**EXERCISE DIRECTIONS:**
Which lines fall between the line holding "Clone this chart in Apache ECharts." and the line holding "600, 700, 800];", inclusive? Retype them exactly, without the pictures, and add nothing else.

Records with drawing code
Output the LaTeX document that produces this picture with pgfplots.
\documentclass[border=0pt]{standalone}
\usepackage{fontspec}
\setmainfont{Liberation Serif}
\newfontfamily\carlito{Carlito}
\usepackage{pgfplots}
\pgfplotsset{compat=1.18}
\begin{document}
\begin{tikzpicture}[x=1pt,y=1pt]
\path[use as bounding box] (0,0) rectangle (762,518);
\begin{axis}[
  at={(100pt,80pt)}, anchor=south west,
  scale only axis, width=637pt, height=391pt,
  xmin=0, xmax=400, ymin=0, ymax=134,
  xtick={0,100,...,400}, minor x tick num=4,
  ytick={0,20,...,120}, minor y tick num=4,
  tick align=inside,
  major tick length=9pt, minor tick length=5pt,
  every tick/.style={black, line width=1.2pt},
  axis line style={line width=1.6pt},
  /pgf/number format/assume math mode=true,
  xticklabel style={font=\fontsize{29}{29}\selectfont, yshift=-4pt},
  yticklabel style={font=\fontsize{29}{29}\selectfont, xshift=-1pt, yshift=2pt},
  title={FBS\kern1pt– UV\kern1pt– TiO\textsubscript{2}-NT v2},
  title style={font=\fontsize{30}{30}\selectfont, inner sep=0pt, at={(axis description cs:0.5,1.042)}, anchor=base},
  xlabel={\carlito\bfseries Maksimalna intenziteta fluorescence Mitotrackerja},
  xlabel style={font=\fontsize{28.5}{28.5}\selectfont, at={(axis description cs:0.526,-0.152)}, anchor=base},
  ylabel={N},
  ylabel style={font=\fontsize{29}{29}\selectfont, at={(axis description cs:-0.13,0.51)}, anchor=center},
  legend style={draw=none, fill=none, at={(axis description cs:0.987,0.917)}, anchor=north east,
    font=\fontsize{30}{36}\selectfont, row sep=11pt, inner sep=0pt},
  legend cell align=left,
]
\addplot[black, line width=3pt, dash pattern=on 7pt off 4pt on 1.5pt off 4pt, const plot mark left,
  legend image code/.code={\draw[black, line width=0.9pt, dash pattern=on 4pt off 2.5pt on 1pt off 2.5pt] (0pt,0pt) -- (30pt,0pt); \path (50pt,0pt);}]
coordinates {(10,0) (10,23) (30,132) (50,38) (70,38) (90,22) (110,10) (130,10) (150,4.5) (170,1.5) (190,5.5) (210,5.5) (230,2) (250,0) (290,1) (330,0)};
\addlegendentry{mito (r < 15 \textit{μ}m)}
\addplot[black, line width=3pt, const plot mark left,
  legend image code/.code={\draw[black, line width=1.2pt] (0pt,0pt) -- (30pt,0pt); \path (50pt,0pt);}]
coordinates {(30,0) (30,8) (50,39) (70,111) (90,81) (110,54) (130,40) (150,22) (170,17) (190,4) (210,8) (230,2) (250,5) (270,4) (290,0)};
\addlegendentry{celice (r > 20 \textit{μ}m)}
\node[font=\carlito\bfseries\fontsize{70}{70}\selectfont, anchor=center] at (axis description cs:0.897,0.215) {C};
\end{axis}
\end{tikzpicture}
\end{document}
---
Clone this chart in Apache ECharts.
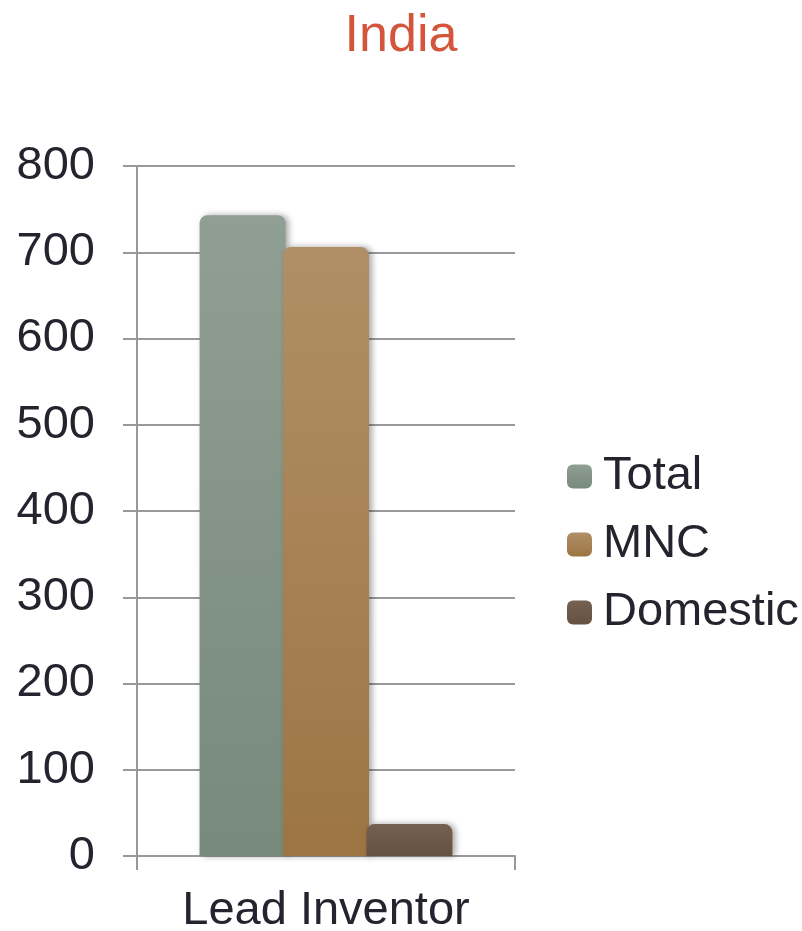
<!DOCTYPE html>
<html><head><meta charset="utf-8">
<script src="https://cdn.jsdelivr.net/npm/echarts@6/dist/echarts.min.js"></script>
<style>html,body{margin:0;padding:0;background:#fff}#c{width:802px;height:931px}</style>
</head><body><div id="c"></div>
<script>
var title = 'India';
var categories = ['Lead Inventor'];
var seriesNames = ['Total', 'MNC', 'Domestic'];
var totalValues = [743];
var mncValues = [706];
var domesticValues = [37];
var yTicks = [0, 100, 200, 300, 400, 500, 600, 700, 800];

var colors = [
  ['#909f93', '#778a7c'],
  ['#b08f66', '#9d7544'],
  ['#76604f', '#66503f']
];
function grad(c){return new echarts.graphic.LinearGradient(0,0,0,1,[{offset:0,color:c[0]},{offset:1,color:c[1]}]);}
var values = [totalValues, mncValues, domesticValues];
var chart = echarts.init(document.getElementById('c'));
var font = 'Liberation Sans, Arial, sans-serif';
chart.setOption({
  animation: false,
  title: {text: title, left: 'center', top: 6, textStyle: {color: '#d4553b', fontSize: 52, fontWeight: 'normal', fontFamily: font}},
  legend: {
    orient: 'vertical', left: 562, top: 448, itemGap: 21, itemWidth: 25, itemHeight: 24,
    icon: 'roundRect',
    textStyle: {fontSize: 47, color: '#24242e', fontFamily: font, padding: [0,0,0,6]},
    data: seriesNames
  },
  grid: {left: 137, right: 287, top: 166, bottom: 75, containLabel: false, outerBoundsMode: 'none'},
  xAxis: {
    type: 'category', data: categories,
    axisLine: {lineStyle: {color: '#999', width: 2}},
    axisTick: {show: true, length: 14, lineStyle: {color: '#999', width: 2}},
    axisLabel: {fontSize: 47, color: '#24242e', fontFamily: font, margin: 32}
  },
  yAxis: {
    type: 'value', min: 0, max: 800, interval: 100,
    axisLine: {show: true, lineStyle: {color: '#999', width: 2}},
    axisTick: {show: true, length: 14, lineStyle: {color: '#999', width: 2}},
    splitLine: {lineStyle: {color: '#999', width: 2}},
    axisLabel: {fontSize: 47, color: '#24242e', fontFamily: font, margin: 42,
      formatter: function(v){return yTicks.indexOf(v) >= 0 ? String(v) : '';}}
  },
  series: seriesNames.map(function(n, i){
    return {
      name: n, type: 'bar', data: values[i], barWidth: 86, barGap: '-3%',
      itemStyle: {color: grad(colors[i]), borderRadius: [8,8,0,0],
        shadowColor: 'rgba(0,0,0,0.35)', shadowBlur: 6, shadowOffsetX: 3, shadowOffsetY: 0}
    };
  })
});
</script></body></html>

**EXERCISE RESPONSE:**
Clone this chart in Apache ECharts.
<!DOCTYPE html>
<html><head><meta charset="utf-8">
<script src="https://cdn.jsdelivr.net/npm/echarts@6/dist/echarts.min.js"></script>
<style>html,body{margin:0;padding:0;background:#fff}#c{width:802px;height:931px}</style>
</head><body><div id="c"></div>
<script>
var title = 'India';
var categories = ['Lead Inventor'];
var seriesNames = ['Total', 'MNC', 'Domestic'];
var totalValues = [743];
var mncValues = [706];
var domesticValues = [37];
var yTicks = [0, 100, 200, 300, 400, 500, 600, 700, 800];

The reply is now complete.